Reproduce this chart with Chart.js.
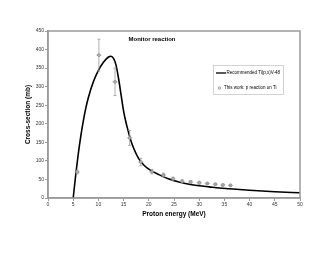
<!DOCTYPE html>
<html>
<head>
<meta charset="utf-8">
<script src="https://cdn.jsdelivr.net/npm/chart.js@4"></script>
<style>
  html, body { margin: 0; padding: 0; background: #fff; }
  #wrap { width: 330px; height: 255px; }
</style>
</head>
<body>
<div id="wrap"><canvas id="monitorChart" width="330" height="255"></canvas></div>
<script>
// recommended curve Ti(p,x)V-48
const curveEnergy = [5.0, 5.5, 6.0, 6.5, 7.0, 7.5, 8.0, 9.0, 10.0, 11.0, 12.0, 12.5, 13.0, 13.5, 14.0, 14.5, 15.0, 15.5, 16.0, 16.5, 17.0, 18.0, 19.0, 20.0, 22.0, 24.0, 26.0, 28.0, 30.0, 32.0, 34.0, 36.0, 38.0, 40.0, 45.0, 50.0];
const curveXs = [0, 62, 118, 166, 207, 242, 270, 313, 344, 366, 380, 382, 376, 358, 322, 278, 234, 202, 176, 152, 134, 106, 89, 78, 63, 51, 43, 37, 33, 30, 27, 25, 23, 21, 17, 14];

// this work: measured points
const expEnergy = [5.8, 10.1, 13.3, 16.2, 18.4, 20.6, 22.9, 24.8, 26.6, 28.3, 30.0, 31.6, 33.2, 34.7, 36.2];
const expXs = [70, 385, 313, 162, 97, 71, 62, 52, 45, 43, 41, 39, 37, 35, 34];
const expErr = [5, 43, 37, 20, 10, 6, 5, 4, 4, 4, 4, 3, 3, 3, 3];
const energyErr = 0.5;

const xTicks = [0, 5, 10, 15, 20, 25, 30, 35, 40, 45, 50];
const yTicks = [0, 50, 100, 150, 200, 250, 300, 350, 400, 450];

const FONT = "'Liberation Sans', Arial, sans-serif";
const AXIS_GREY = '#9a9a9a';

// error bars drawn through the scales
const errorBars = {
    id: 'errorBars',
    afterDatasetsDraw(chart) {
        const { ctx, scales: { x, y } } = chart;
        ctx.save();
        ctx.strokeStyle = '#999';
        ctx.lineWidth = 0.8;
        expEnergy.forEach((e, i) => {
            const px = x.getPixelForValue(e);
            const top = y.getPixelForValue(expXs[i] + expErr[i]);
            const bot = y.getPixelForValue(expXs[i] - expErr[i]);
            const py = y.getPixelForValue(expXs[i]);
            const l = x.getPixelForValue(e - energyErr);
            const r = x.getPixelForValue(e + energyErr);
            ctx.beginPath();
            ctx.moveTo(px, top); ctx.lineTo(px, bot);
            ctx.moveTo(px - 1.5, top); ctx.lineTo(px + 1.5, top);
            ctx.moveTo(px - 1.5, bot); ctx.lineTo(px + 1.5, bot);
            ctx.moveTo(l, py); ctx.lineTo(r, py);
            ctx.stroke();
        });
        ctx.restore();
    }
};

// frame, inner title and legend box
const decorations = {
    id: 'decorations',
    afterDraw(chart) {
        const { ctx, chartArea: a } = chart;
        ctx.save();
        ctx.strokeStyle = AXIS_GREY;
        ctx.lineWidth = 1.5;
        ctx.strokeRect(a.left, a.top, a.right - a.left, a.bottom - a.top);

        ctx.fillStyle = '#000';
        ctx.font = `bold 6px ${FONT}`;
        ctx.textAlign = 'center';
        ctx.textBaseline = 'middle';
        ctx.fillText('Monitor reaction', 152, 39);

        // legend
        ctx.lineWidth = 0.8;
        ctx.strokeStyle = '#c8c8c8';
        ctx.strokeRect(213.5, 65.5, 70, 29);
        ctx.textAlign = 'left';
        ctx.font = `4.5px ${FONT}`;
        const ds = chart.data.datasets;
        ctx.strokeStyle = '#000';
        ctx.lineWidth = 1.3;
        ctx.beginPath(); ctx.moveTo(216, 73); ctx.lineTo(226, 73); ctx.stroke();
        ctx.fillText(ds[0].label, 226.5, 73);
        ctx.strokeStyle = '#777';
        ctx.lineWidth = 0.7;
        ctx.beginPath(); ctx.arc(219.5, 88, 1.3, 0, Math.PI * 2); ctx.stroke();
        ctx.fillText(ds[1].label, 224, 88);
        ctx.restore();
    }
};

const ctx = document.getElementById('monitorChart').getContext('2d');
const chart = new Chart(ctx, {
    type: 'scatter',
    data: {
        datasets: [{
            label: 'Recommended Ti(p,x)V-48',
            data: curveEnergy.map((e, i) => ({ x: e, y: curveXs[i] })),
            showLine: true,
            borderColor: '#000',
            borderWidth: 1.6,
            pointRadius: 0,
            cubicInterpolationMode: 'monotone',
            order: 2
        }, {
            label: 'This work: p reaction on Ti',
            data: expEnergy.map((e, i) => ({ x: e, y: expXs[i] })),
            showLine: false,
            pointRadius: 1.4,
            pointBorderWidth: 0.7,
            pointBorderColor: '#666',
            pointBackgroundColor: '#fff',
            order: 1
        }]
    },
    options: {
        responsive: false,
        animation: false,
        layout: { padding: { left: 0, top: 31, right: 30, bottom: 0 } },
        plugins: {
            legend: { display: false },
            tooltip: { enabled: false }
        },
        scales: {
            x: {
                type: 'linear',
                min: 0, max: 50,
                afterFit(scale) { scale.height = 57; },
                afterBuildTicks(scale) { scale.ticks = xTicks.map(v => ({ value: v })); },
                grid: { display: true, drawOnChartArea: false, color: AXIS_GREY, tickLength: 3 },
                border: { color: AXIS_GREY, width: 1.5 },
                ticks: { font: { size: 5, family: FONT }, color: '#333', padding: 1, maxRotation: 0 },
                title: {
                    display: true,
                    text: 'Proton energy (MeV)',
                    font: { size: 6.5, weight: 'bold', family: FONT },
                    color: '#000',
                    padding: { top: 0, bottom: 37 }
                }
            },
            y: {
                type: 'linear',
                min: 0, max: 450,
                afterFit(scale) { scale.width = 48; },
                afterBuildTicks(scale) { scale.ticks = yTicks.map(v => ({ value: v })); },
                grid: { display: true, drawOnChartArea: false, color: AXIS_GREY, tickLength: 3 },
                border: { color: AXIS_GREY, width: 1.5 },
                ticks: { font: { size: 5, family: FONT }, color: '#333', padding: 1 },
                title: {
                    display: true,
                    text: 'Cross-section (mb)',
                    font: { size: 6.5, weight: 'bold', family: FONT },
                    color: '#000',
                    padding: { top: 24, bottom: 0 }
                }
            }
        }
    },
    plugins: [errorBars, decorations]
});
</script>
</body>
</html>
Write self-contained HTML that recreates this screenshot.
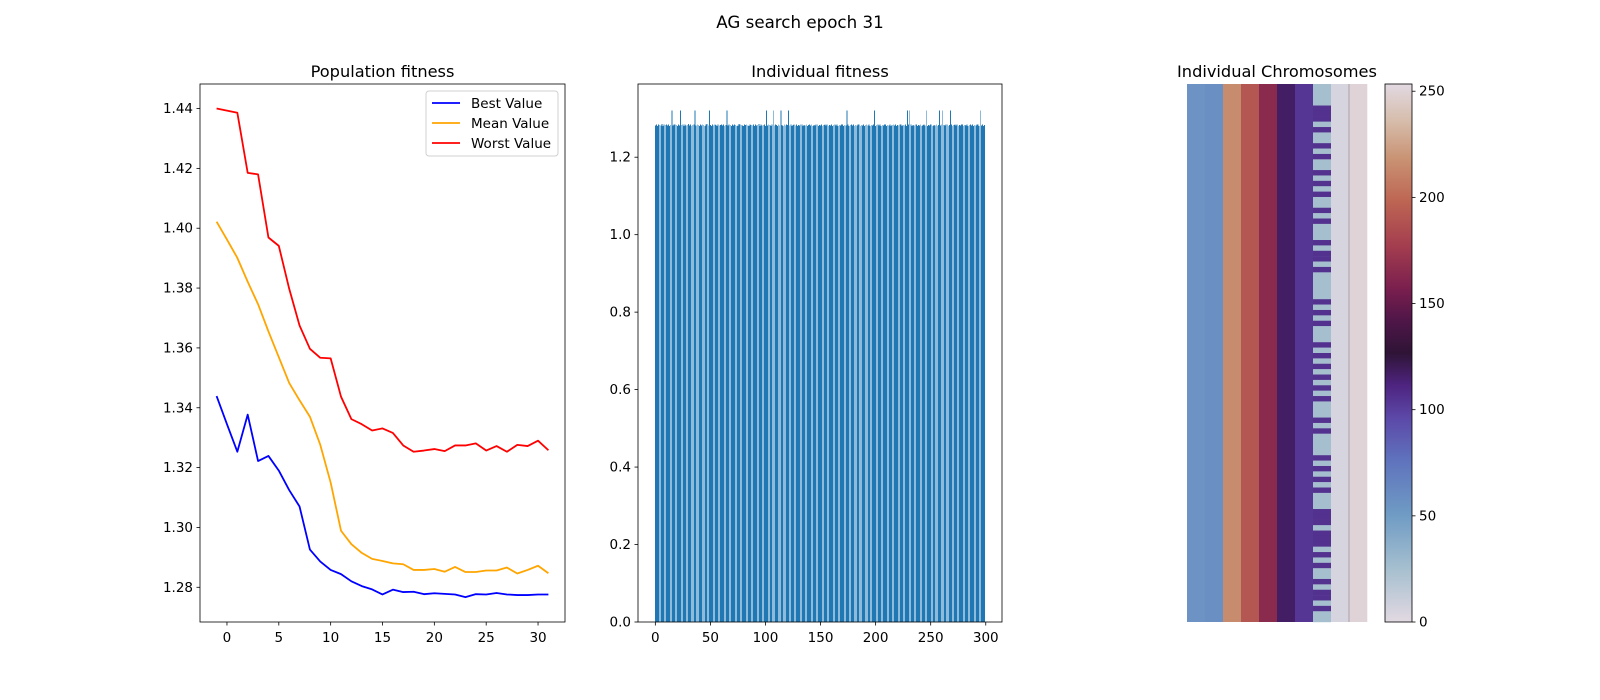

▶ _Stated task_
Keep the pictures out of the copy and return the rest of the data above exactly.

▶ _Result of the exercise_
Reproduce this chart with Chart.js.
<!DOCTYPE html>
<html>
<head>
<meta charset="utf-8">
<script src="https://cdn.jsdelivr.net/npm/chart.js@4"></script>
<style>
  html, body { margin: 0; padding: 0; background: #fff; }
  #wrap { width: 330px; height: 255px; }
</style>
</head>
<body>
<div id="wrap"><canvas id="monitorChart" width="330" height="255"></canvas></div>
<script>
// recommended curve Ti(p,x)V-48
const curveEnergy = [5.0, 5.5, 6.0, 6.5, 7.0, 7.5, 8.0, 9.0, 10.0, 11.0, 12.0, 12.5, 13.0, 13.5, 14.0, 14.5, 15.0, 15.5, 16.0, 16.5, 17.0, 18.0, 19.0, 20.0, 22.0, 24.0, 26.0, 28.0, 30.0, 32.0, 34.0, 36.0, 38.0, 40.0, 45.0, 50.0];
const curveXs = [0, 62, 118, 166, 207, 242, 270, 313, 344, 366, 380, 382, 376, 358, 322, 278, 234, 202, 176, 152, 134, 106, 89, 78, 63, 51, 43, 37, 33, 30, 27, 25, 23, 21, 17, 14];

// this work: measured points
const expEnergy = [5.8, 10.1, 13.3, 16.2, 18.4, 20.6, 22.9, 24.8, 26.6, 28.3, 30.0, 31.6, 33.2, 34.7, 36.2];
const expXs = [70, 385, 313, 162, 97, 71, 62, 52, 45, 43, 41, 39, 37, 35, 34];
const expErr = [5, 43, 37, 20, 10, 6, 5, 4, 4, 4, 4, 3, 3, 3, 3];
const energyErr = 0.5;

const xTicks = [0, 5, 10, 15, 20, 25, 30, 35, 40, 45, 50];
const yTicks = [0, 50, 100, 150, 200, 250, 300, 350, 400, 450];

const FONT = "'Liberation Sans', Arial, sans-serif";
const AXIS_GREY = '#9a9a9a';

// error bars drawn through the scales
const errorBars = {
    id: 'errorBars',
    afterDatasetsDraw(chart) {
        const { ctx, scales: { x, y } } = chart;
        ctx.save();
        ctx.strokeStyle = '#999';
        ctx.lineWidth = 0.8;
        expEnergy.forEach((e, i) => {
            const px = x.getPixelForValue(e);
            const top = y.getPixelForValue(expXs[i] + expErr[i]);
            const bot = y.getPixelForValue(expXs[i] - expErr[i]);
            const py = y.getPixelForValue(expXs[i]);
            const l = x.getPixelForValue(e - energyErr);
            const r = x.getPixelForValue(e + energyErr);
            ctx.beginPath();
            ctx.moveTo(px, top); ctx.lineTo(px, bot);
            ctx.moveTo(px - 1.5, top); ctx.lineTo(px + 1.5, top);
            ctx.moveTo(px - 1.5, bot); ctx.lineTo(px + 1.5, bot);
            ctx.moveTo(l, py); ctx.lineTo(r, py);
            ctx.stroke();
        });
        ctx.restore();
    }
};

// frame, inner title and legend box
const decorations = {
    id: 'decorations',
    afterDraw(chart) {
        const { ctx, chartArea: a } = chart;
        ctx.save();
        ctx.strokeStyle = AXIS_GREY;
        ctx.lineWidth = 1.5;
        ctx.strokeRect(a.left, a.top, a.right - a.left, a.bottom - a.top);

        ctx.fillStyle = '#000';
        ctx.font = `bold 6px ${FONT}`;
        ctx.textAlign = 'center';
        ctx.textBaseline = 'middle';
        ctx.fillText('Monitor reaction', 152, 39);

        // legend
        ctx.lineWidth = 0.8;
        ctx.strokeStyle = '#c8c8c8';
        ctx.strokeRect(213.5, 65.5, 70, 29);
        ctx.textAlign = 'left';
        ctx.font = `4.5px ${FONT}`;
        const ds = chart.data.datasets;
        ctx.strokeStyle = '#000';
        ctx.lineWidth = 1.3;
        ctx.beginPath(); ctx.moveTo(216, 73); ctx.lineTo(226, 73); ctx.stroke();
        ctx.fillText(ds[0].label, 226.5, 73);
        ctx.strokeStyle = '#777';
        ctx.lineWidth = 0.7;
        ctx.beginPath(); ctx.arc(219.5, 88, 1.3, 0, Math.PI * 2); ctx.stroke();
        ctx.fillText(ds[1].label, 224, 88);
        ctx.restore();
    }
};

const ctx = document.getElementById('monitorChart').getContext('2d');
const chart = new Chart(ctx, {
    type: 'scatter',
    data: {
        datasets: [{
            label: 'Recommended Ti(p,x)V-48',
            data: curveEnergy.map((e, i) => ({ x: e, y: curveXs[i] })),
            showLine: true,
            borderColor: '#000',
            borderWidth: 1.6,
            pointRadius: 0,
            cubicInterpolationMode: 'monotone',
            order: 2
        }, {
            label: 'This work: p reaction on Ti',
            data: expEnergy.map((e, i) => ({ x: e, y: expXs[i] })),
            showLine: false,
            pointRadius: 1.4,
            pointBorderWidth: 0.7,
            pointBorderColor: '#666',
            pointBackgroundColor: '#fff',
            order: 1
        }]
    },
    options: {
        responsive: false,
        animation: false,
        layout: { padding: { left: 0, top: 31, right: 30, bottom: 0 } },
        plugins: {
            legend: { display: false },
            tooltip: { enabled: false }
        },
        scales: {
            x: {
                type: 'linear',
                min: 0, max: 50,
                afterFit(scale) { scale.height = 57; },
                afterBuildTicks(scale) { scale.ticks = xTicks.map(v => ({ value: v })); },
                grid: { display: true, drawOnChartArea: false, color: AXIS_GREY, tickLength: 3 },
                border: { color: AXIS_GREY, width: 1.5 },
                ticks: { font: { size: 5, family: FONT }, color: '#333', padding: 1, maxRotation: 0 },
                title: {
                    display: true,
                    text: 'Proton energy (MeV)',
                    font: { size: 6.5, weight: 'bold', family: FONT },
                    color: '#000',
                    padding: { top: 0, bottom: 37 }
                }
            },
            y: {
                type: 'linear',
                min: 0, max: 450,
                afterFit(scale) { scale.width = 48; },
                afterBuildTicks(scale) { scale.ticks = yTicks.map(v => ({ value: v })); },
                grid: { display: true, drawOnChartArea: false, color: AXIS_GREY, tickLength: 3 },
                border: { color: AXIS_GREY, width: 1.5 },
                ticks: { font: { size: 5, family: FONT }, color: '#333', padding: 1 },
                title: {
                    display: true,
                    text: 'Cross-section (mb)',
                    font: { size: 6.5, weight: 'bold', family: FONT },
                    color: '#000',
                    padding: { top: 24, bottom: 0 }
                }
            }
        }
    },
    plugins: [errorBars, decorations]
});
</script>
</body>
</html>
Write self-contained HTML that recreates this screenshot.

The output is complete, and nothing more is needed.